*Set exercise*:
Exact repetition is required: output every record in full.

*Dataset excerpts*:
+---+

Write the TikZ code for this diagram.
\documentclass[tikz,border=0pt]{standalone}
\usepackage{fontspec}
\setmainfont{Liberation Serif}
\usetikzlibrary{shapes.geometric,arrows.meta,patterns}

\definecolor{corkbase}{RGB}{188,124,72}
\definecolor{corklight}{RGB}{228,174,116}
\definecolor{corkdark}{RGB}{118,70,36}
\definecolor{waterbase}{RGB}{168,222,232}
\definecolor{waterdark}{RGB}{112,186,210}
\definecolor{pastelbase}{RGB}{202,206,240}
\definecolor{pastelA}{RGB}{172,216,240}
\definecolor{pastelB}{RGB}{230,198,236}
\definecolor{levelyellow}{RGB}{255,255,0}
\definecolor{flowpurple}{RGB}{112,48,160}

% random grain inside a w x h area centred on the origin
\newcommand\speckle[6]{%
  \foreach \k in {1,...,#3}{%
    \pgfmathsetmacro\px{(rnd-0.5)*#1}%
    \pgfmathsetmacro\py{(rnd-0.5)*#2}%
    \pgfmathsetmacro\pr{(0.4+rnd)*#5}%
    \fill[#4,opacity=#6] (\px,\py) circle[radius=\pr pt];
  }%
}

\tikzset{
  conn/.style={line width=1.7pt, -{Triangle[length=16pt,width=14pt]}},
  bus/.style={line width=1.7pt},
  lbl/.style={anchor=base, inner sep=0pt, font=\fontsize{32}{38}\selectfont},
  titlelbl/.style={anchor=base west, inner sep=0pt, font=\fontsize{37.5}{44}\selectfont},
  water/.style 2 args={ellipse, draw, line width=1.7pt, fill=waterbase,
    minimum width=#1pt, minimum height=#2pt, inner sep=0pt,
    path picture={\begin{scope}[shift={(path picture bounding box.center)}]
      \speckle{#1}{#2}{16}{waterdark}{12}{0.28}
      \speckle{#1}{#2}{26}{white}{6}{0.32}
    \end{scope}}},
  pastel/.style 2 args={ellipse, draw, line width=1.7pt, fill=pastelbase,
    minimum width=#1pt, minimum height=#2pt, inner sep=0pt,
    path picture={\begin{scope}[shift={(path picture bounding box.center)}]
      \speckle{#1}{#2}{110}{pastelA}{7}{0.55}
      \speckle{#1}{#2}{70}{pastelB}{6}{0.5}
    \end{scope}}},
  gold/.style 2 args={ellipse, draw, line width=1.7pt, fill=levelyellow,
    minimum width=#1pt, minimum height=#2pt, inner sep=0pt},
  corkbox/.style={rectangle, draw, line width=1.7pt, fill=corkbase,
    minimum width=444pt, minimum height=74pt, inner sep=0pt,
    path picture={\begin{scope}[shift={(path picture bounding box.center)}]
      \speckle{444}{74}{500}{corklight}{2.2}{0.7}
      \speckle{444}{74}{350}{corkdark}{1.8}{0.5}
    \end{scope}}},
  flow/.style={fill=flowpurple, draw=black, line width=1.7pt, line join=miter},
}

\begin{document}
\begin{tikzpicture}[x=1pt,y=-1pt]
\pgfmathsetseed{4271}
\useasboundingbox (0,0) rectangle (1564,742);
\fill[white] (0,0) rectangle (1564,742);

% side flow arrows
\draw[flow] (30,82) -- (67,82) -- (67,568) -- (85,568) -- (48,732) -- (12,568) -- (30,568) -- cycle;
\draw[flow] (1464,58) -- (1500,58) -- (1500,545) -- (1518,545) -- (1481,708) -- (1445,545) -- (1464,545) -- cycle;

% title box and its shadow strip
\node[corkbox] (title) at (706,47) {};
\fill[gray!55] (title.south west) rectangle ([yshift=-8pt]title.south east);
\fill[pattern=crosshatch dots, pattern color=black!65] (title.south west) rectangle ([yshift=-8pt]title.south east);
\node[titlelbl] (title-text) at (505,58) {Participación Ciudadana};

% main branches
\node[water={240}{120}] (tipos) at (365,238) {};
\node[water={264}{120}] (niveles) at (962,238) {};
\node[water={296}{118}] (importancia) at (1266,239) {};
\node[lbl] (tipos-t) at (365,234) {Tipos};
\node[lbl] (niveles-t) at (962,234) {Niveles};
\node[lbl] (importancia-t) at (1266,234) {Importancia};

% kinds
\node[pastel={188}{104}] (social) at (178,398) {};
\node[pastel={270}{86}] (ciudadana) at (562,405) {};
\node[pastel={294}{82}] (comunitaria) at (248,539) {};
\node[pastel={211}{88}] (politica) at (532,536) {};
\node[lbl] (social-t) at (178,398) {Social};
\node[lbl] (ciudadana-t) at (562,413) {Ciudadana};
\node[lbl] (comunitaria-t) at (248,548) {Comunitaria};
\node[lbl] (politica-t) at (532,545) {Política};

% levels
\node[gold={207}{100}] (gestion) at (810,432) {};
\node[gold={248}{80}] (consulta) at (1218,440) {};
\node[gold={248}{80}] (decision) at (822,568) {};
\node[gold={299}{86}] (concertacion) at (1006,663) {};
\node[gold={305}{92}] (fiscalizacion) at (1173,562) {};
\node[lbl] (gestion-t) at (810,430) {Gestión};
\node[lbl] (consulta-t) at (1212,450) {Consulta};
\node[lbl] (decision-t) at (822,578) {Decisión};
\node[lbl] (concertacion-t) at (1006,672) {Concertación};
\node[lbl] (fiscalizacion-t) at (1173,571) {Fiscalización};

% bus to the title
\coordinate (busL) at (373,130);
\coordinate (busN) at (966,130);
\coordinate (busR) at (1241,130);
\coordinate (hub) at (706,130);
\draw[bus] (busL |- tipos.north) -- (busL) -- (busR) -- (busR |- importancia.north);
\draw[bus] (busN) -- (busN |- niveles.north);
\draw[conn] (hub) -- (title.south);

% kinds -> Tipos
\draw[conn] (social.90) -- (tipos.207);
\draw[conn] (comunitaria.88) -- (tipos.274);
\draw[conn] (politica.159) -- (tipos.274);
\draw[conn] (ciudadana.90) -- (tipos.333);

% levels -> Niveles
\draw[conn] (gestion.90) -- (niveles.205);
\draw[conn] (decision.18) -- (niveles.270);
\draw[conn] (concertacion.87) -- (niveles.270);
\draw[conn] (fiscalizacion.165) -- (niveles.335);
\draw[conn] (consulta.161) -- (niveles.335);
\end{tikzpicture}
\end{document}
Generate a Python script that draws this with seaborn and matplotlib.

+---+

*Full answer*:
Write the TikZ code for this diagram.
\documentclass[tikz,border=0pt]{standalone}
\usepackage{fontspec}
\setmainfont{Liberation Serif}
\usetikzlibrary{shapes.geometric,arrows.meta,patterns}

\definecolor{corkbase}{RGB}{188,124,72}
\definecolor{corklight}{RGB}{228,174,116}
\definecolor{corkdark}{RGB}{118,70,36}
\definecolor{waterbase}{RGB}{168,222,232}
\definecolor{waterdark}{RGB}{112,186,210}
\definecolor{pastelbase}{RGB}{202,206,240}
\definecolor{pastelA}{RGB}{172,216,240}
\definecolor{pastelB}{RGB}{230,198,236}
\definecolor{levelyellow}{RGB}{255,255,0}
\definecolor{flowpurple}{RGB}{112,48,160}

% random grain inside a w x h area centred on the origin
\newcommand\speckle[6]{%
  \foreach \k in {1,...,#3}{%
    \pgfmathsetmacro\px{(rnd-0.5)*#1}%
    \pgfmathsetmacro\py{(rnd-0.5)*#2}%
    \pgfmathsetmacro\pr{(0.4+rnd)*#5}%
    \fill[#4,opacity=#6] (\px,\py) circle[radius=\pr pt];
  }%
}

\tikzset{
  conn/.style={line width=1.7pt, -{Triangle[length=16pt,width=14pt]}},
  bus/.style={line width=1.7pt},
  lbl/.style={anchor=base, inner sep=0pt, font=\fontsize{32}{38}\selectfont},
  titlelbl/.style={anchor=base west, inner sep=0pt, font=\fontsize{37.5}{44}\selectfont},
  water/.style 2 args={ellipse, draw, line width=1.7pt, fill=waterbase,
    minimum width=#1pt, minimum height=#2pt, inner sep=0pt,
    path picture={\begin{scope}[shift={(path picture bounding box.center)}]
      \speckle{#1}{#2}{16}{waterdark}{12}{0.28}
      \speckle{#1}{#2}{26}{white}{6}{0.32}
    \end{scope}}},
  pastel/.style 2 args={ellipse, draw, line width=1.7pt, fill=pastelbase,
    minimum width=#1pt, minimum height=#2pt, inner sep=0pt,
    path picture={\begin{scope}[shift={(path picture bounding box.center)}]
      \speckle{#1}{#2}{110}{pastelA}{7}{0.55}
      \speckle{#1}{#2}{70}{pastelB}{6}{0.5}
    \end{scope}}},
  gold/.style 2 args={ellipse, draw, line width=1.7pt, fill=levelyellow,
    minimum width=#1pt, minimum height=#2pt, inner sep=0pt},
  corkbox/.style={rectangle, draw, line width=1.7pt, fill=corkbase,
    minimum width=444pt, minimum height=74pt, inner sep=0pt,
    path picture={\begin{scope}[shift={(path picture bounding box.center)}]
      \speckle{444}{74}{500}{corklight}{2.2}{0.7}
      \speckle{444}{74}{350}{corkdark}{1.8}{0.5}
    \end{scope}}},
  flow/.style={fill=flowpurple, draw=black, line width=1.7pt, line join=miter},
}

\begin{document}
\begin{tikzpicture}[x=1pt,y=-1pt]
\pgfmathsetseed{4271}
\useasboundingbox (0,0) rectangle (1564,742);
\fill[white] (0,0) rectangle (1564,742);

% side flow arrows
\draw[flow] (30,82) -- (67,82) -- (67,568) -- (85,568) -- (48,732) -- (12,568) -- (30,568) -- cycle;
\draw[flow] (1464,58) -- (1500,58) -- (1500,545) -- (1518,545) -- (1481,708) -- (1445,545) -- (1464,545) -- cycle;

% title box and its shadow strip
\node[corkbox] (title) at (706,47) {};
\fill[gray!55] (title.south west) rectangle ([yshift=-8pt]title.south east);
\fill[pattern=crosshatch dots, pattern color=black!65] (title.south west) rectangle ([yshift=-8pt]title.south east);
\node[titlelbl] (title-text) at (505,58) {Participación Ciudadana};

% main branches
\node[water={240}{120}] (tipos) at (365,238) {};
\node[water={264}{120}] (niveles) at (962,238) {};
\node[water={296}{118}] (importancia) at (1266,239) {};
\node[lbl] (tipos-t) at (365,234) {Tipos};
\node[lbl] (niveles-t) at (962,234) {Niveles};
\node[lbl] (importancia-t) at (1266,234) {Importancia};

% kinds
\node[pastel={188}{104}] (social) at (178,398) {};
\node[pastel={270}{86}] (ciudadana) at (562,405) {};
\node[pastel={294}{82}] (comunitaria) at (248,539) {};
\node[pastel={211}{88}] (politica) at (532,536) {};
\node[lbl] (social-t) at (178,398) {Social};
\node[lbl] (ciudadana-t) at (562,413) {Ciudadana};
\node[lbl] (comunitaria-t) at (248,548) {Comunitaria};
\node[lbl] (politica-t) at (532,545) {Política};

% levels
\node[gold={207}{100}] (gestion) at (810,432) {};
\node[gold={248}{80}] (consulta) at (1218,440) {};
\node[gold={248}{80}] (decision) at (822,568) {};
\node[gold={299}{86}] (concertacion) at (1006,663) {};
\node[gold={305}{92}] (fiscalizacion) at (1173,562) {};
\node[lbl] (gestion-t) at (810,430) {Gestión};
\node[lbl] (consulta-t) at (1212,450) {Consulta};
\node[lbl] (decision-t) at (822,578) {Decisión};
\node[lbl] (concertacion-t) at (1006,672) {Concertación};
\node[lbl] (fiscalizacion-t) at (1173,571) {Fiscalización};

% bus to the title
\coordinate (busL) at (373,130);
\coordinate (busN) at (966,130);
\coordinate (busR) at (1241,130);
\coordinate (hub) at (706,130);
\draw[bus] (busL |- tipos.north) -- (busL) -- (busR) -- (busR |- importancia.north);
\draw[bus] (busN) -- (busN |- niveles.north);
\draw[conn] (hub) -- (title.south);

% kinds -> Tipos
\draw[conn] (social.90) -- (tipos.207);
\draw[conn] (comunitaria.88) -- (tipos.274);
\draw[conn] (politica.159) -- (tipos.274);
\draw[conn] (ciudadana.90) -- (tipos.333);

% levels -> Niveles
\draw[conn] (gestion.90) -- (niveles.205);
\draw[conn] (decision.18) -- (niveles.270);
\draw[conn] (concertacion.87) -- (niveles.270);
\draw[conn] (fiscalizacion.165) -- (niveles.335);
\draw[conn] (consulta.161) -- (niveles.335);
\end{tikzpicture}
\end{document}
Generate a Python script that draws this with seaborn and matplotlib.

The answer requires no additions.